### Task material
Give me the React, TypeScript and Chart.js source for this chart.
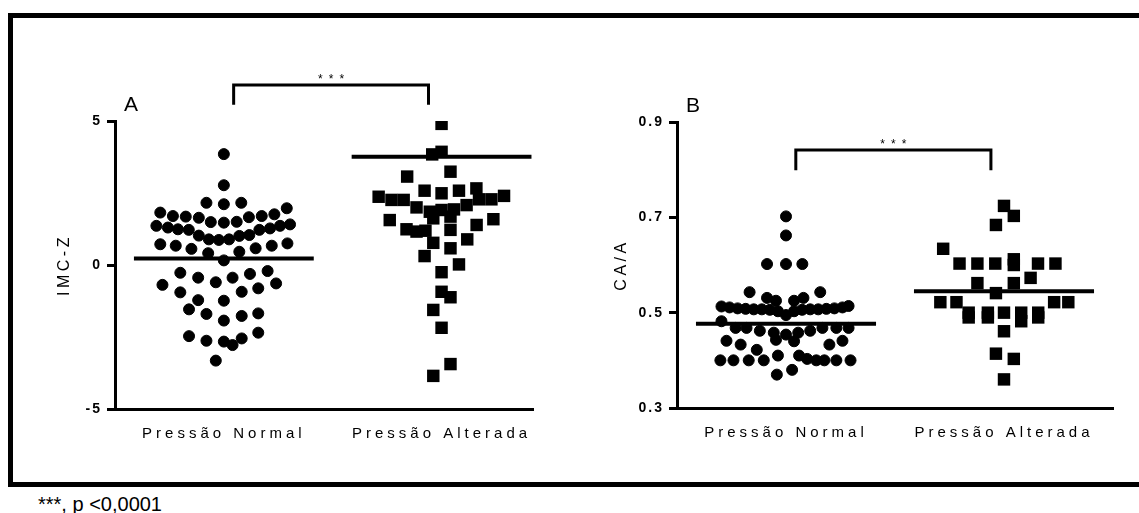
import React, { useEffect, useRef } from 'react';
import { Chart, registerables, LinearScale } from 'chart.js';

Chart.register(...registerables);

const FONT = "'Liberation Sans', Arial, Helvetica, sans-serif";

// ---------- data ----------
const categories = ['Pressão Normal', 'Pressão Alterada'];
const groupPositions = [1, 2];
const significance = '***';
const footnote = '***, p <0,0001';

// Panel A: IMC-Z
const imcTicks = [-5, 0, 5];
const imcNormalX = [
  1.0, 1.0, 0.92, 1.0, 1.08,
  0.708, 0.766, 0.825, 0.885, 0.94, 1.0, 1.059, 1.115, 1.174, 1.232, 1.289,
  0.69, 0.743, 0.789, 0.839, 0.885, 0.931, 0.977, 1.024, 1.071, 1.117, 1.163, 1.212, 1.258, 1.304,
  0.708, 0.779, 0.851, 0.928, 1.0, 1.071, 1.146, 1.22, 1.292,
  0.8, 0.882, 0.963, 1.04, 1.12, 1.201,
  0.718, 0.8, 0.882, 1.0, 1.082, 1.158, 1.24,
  0.84, 0.92, 1.0, 1.082, 1.158,
  0.84, 0.92, 1.0, 1.04, 1.082, 1.158,
  0.963,
];
const imcNormalY = [
  3.85, 2.77, 2.16, 2.11, 2.16,
  1.82, 1.7, 1.68, 1.64, 1.49, 1.47, 1.5, 1.66, 1.7, 1.76, 1.97,
  1.36, 1.3, 1.24, 1.22, 1.02, 0.89, 0.87, 0.89, 1.01, 1.04, 1.22, 1.27, 1.36, 1.41,
  0.72, 0.67, 0.56, 0.41, 0.16, 0.46, 0.58, 0.67, 0.75,
  -0.27, -0.44, -0.6, -0.44, -0.31, -0.21,
  -0.69, -0.95, -1.22, -1.24, -0.93, -0.81, -0.64,
  -1.54, -1.7, -1.93, -1.77, -1.68,
  -2.47, -2.63, -2.66, -2.78, -2.55, -2.35,
  -3.32,
];
const imcAlteredX = [
  2.0, 1.957, 2.0, 1.842, 2.041,
  1.922, 2.0, 2.08, 2.16, 2.287,
  1.711, 1.77, 1.826, 1.885, 1.946, 2.0, 2.057, 2.115, 2.172, 2.229,
  1.762, 1.962, 2.041, 2.238,
  1.839, 1.885, 1.926, 2.041, 2.161,
  1.962, 2.041, 2.118,
  1.922, 2.08,
  2.0,
  2.0, 2.041,
  1.962,
  2.0,
  2.041,
  1.962,
];
const imcAlteredY = [
  4.9, 3.84, 3.93, 3.07, 3.24,
  2.58, 2.49, 2.58, 2.66, 2.4,
  2.37, 2.26, 2.26, 2.0, 1.85, 1.91, 1.93, 2.08, 2.28, 2.28,
  1.56, 1.62, 1.68, 1.59,
  1.24, 1.16, 1.19, 1.22, 1.39,
  0.77, 0.58, 0.89,
  0.31, 0.02,
  -0.25,
  -0.93, -1.12,
  -1.56,
  -2.18,
  -3.44,
  -3.85,
];
const imcMeans = [0.23, 3.76];
const imcBracketX = [1.045, 1.94];
const imcBracketY = [5.56, 6.25];

// Panel B: CA/A
const caaTicks = [0.3, 0.5, 0.7, 0.9];
const caaNormalX = [
  1.0, 1.0,
  0.913, 1.0, 1.075,
  0.833, 0.913, 0.954, 1.037, 1.08, 1.157,
  0.704, 0.741, 0.778, 0.815, 0.852, 0.889, 0.926, 0.963, 1.0, 1.037, 1.074, 1.111, 1.148, 1.185, 1.222, 1.259, 1.287,
  0.704,
  0.769, 0.819, 0.88, 0.944, 1.056, 1.111, 1.167, 1.231, 1.287,
  0.727, 0.792, 0.954, 1.0, 1.037, 1.199, 1.259,
  0.866,
  0.699, 0.759, 0.829, 0.898, 0.963, 1.06, 1.097, 1.139, 1.176, 1.231, 1.296,
  0.958, 1.028,
];
const caaNormalY = [
  0.702, 0.662,
  0.602, 0.602, 0.602,
  0.543, 0.531, 0.525, 0.525, 0.531, 0.543,
  0.513, 0.511, 0.509, 0.508, 0.507, 0.507, 0.506, 0.503, 0.495, 0.503, 0.506, 0.507, 0.507, 0.508, 0.509, 0.511, 0.514,
  0.482,
  0.468, 0.468, 0.462, 0.458, 0.458, 0.462, 0.468, 0.468, 0.468,
  0.441, 0.433, 0.443, 0.454, 0.44, 0.433, 0.441,
  0.422,
  0.4, 0.4, 0.4, 0.4, 0.41, 0.41, 0.403, 0.4, 0.4, 0.4, 0.4,
  0.37, 0.38,
];
const caaAlteredX = [
  2.0, 2.045, 1.963, 1.721,
  1.796, 1.878, 1.96, 2.045, 2.045, 2.156, 2.236,
  2.122, 1.878, 2.045,
  1.963,
  1.708, 1.782, 2.23, 2.295,
  1.838, 1.838, 1.926, 1.926, 2.0, 2.079, 2.079, 2.157, 2.157,
  2.0, 1.963, 2.045, 2.0,
];
const caaAlteredY = [
  0.724, 0.703, 0.684, 0.634,
  0.603, 0.603, 0.603, 0.612, 0.6, 0.603, 0.603,
  0.573, 0.562, 0.562,
  0.541,
  0.522, 0.522, 0.522, 0.522,
  0.5, 0.49, 0.5, 0.49, 0.5, 0.5, 0.482, 0.5, 0.49,
  0.461, 0.414, 0.403, 0.36,
];
const caaMeans = [0.477, 0.545];
const caaBracketX = [1.045, 1.94];
const caaBracketY = [0.799, 0.841];

const MEAN_HALF_WIDTH = 0.413;

// ---------- custom scale with letter spacing ----------
class SpacedLinearScale extends LinearScale {
  static id = 'spacedLinear';
  drawLabels(area: any) {
    const ctx: any = (this as any).ctx;
    ctx.save();
    ctx.letterSpacing = (this as any).isHorizontal() ? '4px' : '2px';
    super.drawLabels(area);
    ctx.restore();
  }
  drawTitle() {
    const ctx: any = (this as any).ctx;
    ctx.save();
    ctx.letterSpacing = '3.5px';
    super.drawTitle();
    ctx.restore();
  }
}
Chart.register(SpacedLinearScale as any);

const zip = (xs: number[], ys: number[]) => xs.map((x, i) => ({ x, y: ys[i] }));

interface PanelSpec {
  left: number; top: number; w: number; h: number;
  yAxisW: number; xAxisH: number; padTop: number; padRight: number;
  xMax: number; yMin: number; yMax: number; ticks: number[]; fmt: (v: number) => string;
  title: string; titlePad: number; letter: string;
  nx: number[]; ny: number[]; ax: number[]; ay: number[];
  means: number[]; bx: number[]; by: number[];
}

const annotationPlugin = (p: PanelSpec) => ({
  id: 'panelAnnotations',
  afterDraw(chart: any) {
    const { ctx, chartArea, scales } = chart;
    ctx.save();
    ctx.fillStyle = '#000';
    ctx.font = `21px ${FONT}`;
    ctx.textAlign = 'left';
    ctx.textBaseline = 'alphabetic';
    ctx.fillText(p.letter, chartArea.left + 9, chartArea.top - 10);
    const xm = scales.x.getPixelForValue((p.bx[0] + p.bx[1]) / 2);
    const yt = scales.y.getPixelForValue(p.by[1]);
    ctx.font = `12px ${FONT}`;
    ctx.letterSpacing = '6px';
    ctx.textAlign = 'center';
    ctx.fillText(significance, xm + 3, yt - 2);
    ctx.restore();
  },
});

function buildConfig(p: PanelSpec): any {
  const hw = MEAN_HALF_WIDTH;
  const lineBase = { showLine: true, borderColor: '#000', pointRadius: 0, clip: false, borderCapStyle: 'butt', borderJoinStyle: 'miter' };
  return {
    type: 'scatter',
    data: {
      datasets: [
        { ...lineBase, borderWidth: 4, data: [{ x: groupPositions[0] - hw, y: p.means[0] }, { x: groupPositions[0] + hw, y: p.means[0] }] },
        { ...lineBase, borderWidth: 4, data: [{ x: groupPositions[1] - hw, y: p.means[1] }, { x: groupPositions[1] + hw, y: p.means[1] }] },
        {
          ...lineBase, borderWidth: 3,
          data: [
            { x: p.bx[0], y: p.by[0] }, { x: p.bx[0], y: p.by[1] },
            { x: p.bx[1], y: p.by[1] }, { x: p.bx[1], y: p.by[0] },
          ],
        },
        { data: zip(p.nx, p.ny), pointStyle: 'circle', pointRadius: 5.5, backgroundColor: '#000', borderColor: '#000', borderWidth: 1 },
        { data: zip(p.ax, p.ay), pointStyle: 'rect', pointRadius: 8.8, backgroundColor: '#000', borderColor: '#000', borderWidth: 0 },
      ],
    },
    options: {
      responsive: false,
      animation: false,
      devicePixelRatio: 1,
      events: [],
      layout: { padding: { top: p.padTop, right: p.padRight, left: 0, bottom: 0 } },
      plugins: { legend: { display: false }, tooltip: { enabled: false } },
      scales: {
        x: {
          type: 'spacedLinear', min: 0.5, max: p.xMax,
          afterBuildTicks: (s: any) => { s.ticks = groupPositions.map((v) => ({ value: v })); },
          afterFit: (s: any) => { s.height = p.xAxisH; },
          ticks: {
            autoSkip: false, maxRotation: 0, minRotation: 0, padding: 16, color: '#000',
            font: { family: FONT, size: 15 },
            callback: (_v: number, i: number) => categories[i],
          },
          grid: { display: false, drawTicks: false },
          border: { display: true, color: '#000', width: 3 },
        },
        y: {
          type: 'spacedLinear', min: p.yMin, max: p.yMax,
          afterBuildTicks: (s: any) => { s.ticks = p.ticks.map((v) => ({ value: v })); },
          afterFit: (s: any) => { s.width = p.yAxisW; },
          ticks: { padding: 5, color: '#000', font: { family: FONT, size: 14, weight: 'bold' }, callback: (v: number) => p.fmt(v) },
          grid: { drawOnChartArea: false, drawTicks: true, tickLength: 8, lineWidth: 3, color: '#000' },
          border: { display: true, color: '#000', width: 3 },
          title: { display: true, text: p.title, color: '#000', font: { family: FONT, size: 16 }, padding: { top: p.titlePad, bottom: 0 } },
        },
      },
    },
    plugins: [annotationPlugin(p)],
  };
}

const panelA: PanelSpec = {
  left: 20, top: 20, w: 540, h: 450,
  yAxisW: 95, xAxisH: 61, padTop: 101, padRight: 27,
  xMax: 2.42, yMin: -5, yMax: 5, ticks: imcTicks, fmt: (v) => String(v),
  title: 'IMC-Z', titlePad: 35, letter: 'A',
  nx: imcNormalX, ny: imcNormalY, ax: imcAlteredX, ay: imcAlteredY,
  means: imcMeans, bx: imcBracketX, by: imcBracketY,
};

const panelB: PanelSpec = {
  left: 580, top: 20, w: 559, h: 450,
  yAxisW: 97, xAxisH: 62, padTop: 102, padRight: 26,
  xMax: 2.5, yMin: 0.3, yMax: 0.9, ticks: caaTicks, fmt: (v) => v.toFixed(1),
  title: 'CA/A', titlePad: 32, letter: 'B',
  nx: caaNormalX, ny: caaNormalY, ax: caaAlteredX, ay: caaAlteredY,
  means: caaMeans, bx: caaBracketX, by: caaBracketY,
};

function Panel({ spec }: { spec: PanelSpec }) {
  const ref = useRef<HTMLCanvasElement>(null);
  useEffect(() => {
    const chart = new Chart(ref.current as HTMLCanvasElement, buildConfig(spec));
    return () => chart.destroy();
  }, [spec]);
  return (
    <canvas
      ref={ref}
      width={spec.w}
      height={spec.h}
      style={{ position: 'absolute', left: spec.left, top: spec.top, width: spec.w, height: spec.h }}
    />
  );
}

export default function App() {
  return (
    <div style={{ position: 'absolute', left: 0, top: 0, width: 1139, height: 513, overflow: 'hidden', background: '#fff' }}>
      <div
        style={{
          position: 'absolute', left: 8, top: 13, width: 1131, height: 474, boxSizing: 'border-box',
          borderTop: '5px solid #000', borderLeft: '5px solid #000', borderBottom: '5px solid #000',
        }}
      />
      <Panel spec={panelA} />
      <Panel spec={panelB} />
      <div style={{ position: 'absolute', left: 38, top: 494, font: `20px ${FONT}`, lineHeight: 1, whiteSpace: 'nowrap', color: '#000' }}>
        {footnote}
      </div>
    </div>
  );
}
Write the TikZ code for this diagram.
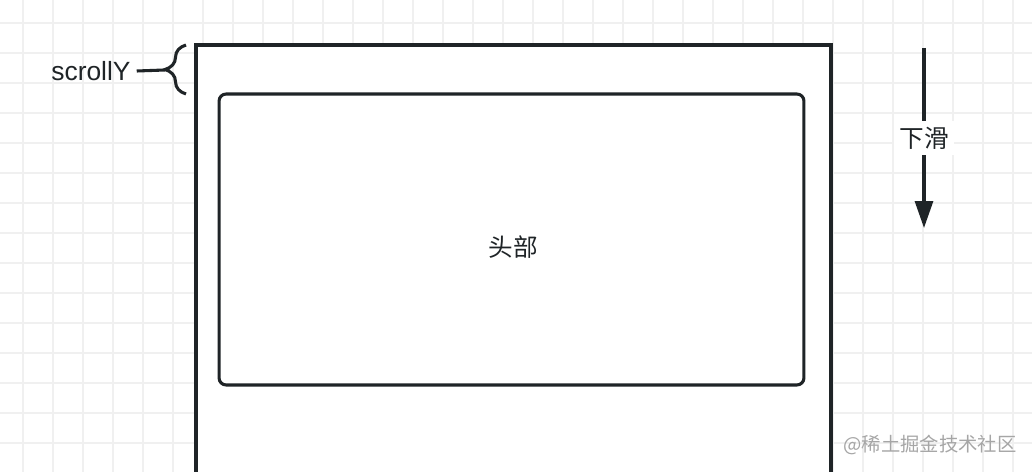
\documentclass[tikz,border=0pt]{standalone}
\usepackage{fontspec}
\setmainfont{Liberation Sans}
\newfontfamily\cjk{Noto Sans CJK SC}
\usetikzlibrary{positioning}
\usetikzlibrary{arrows.meta}
\usetikzlibrary{decorations.pathreplacing}
\definecolor{ink}{HTML}{1F2427}
\definecolor{gridline}{HTML}{F0F0F0}
\definecolor{markgray}{HTML}{A6A6A6}

\begin{document}
\begin{tikzpicture}[x=0.02cm, y=-0.02cm,
		frame/.style={draw=ink, line width=1.75pt},
		headbox/.style={frame, rounded corners=4pt, minimum width=11.7cm, minimum height=5.82cm},
		slide/.style={draw=ink, line width=1.75pt, -{Triangle[length=0.54cm, width=0.36cm]}},
		tag/.style={font=\fontsize{15}{17}\selectfont, text=ink},
		cjktag/.style={font=\cjk\fontsize{14}{16}\selectfont, text=ink}]
		
		\useasboundingbox (0,0) rectangle (1032,472);
		\clip (0,0) rectangle (1032,472);
		\fill[white] (0,0) rectangle (1032,472);
		
		% grid
		\foreach \x in {23,53,...,1023}
		\draw[gridline, line width=0.8pt] (\x,0) -- (\x,472);
		\foreach \y in {23,53,...,470}
		\draw[gridline, line width=0.8pt] (0,\y) -- (1032,\y);
		
		% page
		\fill[white] (196,45) rectangle (831,480);
		\draw[frame] (196,490) -- (196,45) -- (831,45) -- (831,490);
		
		\node[headbox] (head) at (511.5,239.5) {};
		\node[cjktag] (headText) at (513,247) {头部};
		
		% scrollY brace
		\coordinate (braceTop) at (186,45);
		\coordinate (braceBot) at (186,94);
		\coordinate (braceTip) at (165,70);
		\draw[frame, decorate, decoration={brace, amplitude=0.42cm}] (braceBot) -- (braceTop);
		\node[tag] (scroll) at (91,71) {scrollY};
		\draw[frame] (scroll.east) -- (braceTip);
		
		% slide down
		\coordinate (slideTop) at (924,48);
		\coordinate (slideEnd) at (924,228);
		\draw[slide] (slideTop) -- node[fill=white, cjktag] (down) {下滑} (slideEnd);
		
		\node[text=markgray, font=\cjk\fontsize{11}{13}\selectfont] (mark) at (930,445) {@稀土掘金技术社区};
		
	\end{tikzpicture}
\end{document}
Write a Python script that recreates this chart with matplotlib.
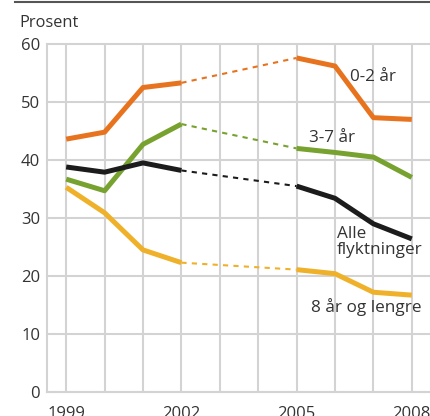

### Task description
Pick out and copy the lines of the entries that hold the string "this".

### Task answer
Give me the React, TypeScript and Chart.js source for this chart.
    const ctx: any = (this as any).ctx;
    ctx.letterSpacing = (this as any).isHorizontal() ? '4px' : '2px';
    const ctx: any = (this as any).ctx;
Write the TikZ code for this diagram.
Write a Python script that recreates this chart with matplotlib.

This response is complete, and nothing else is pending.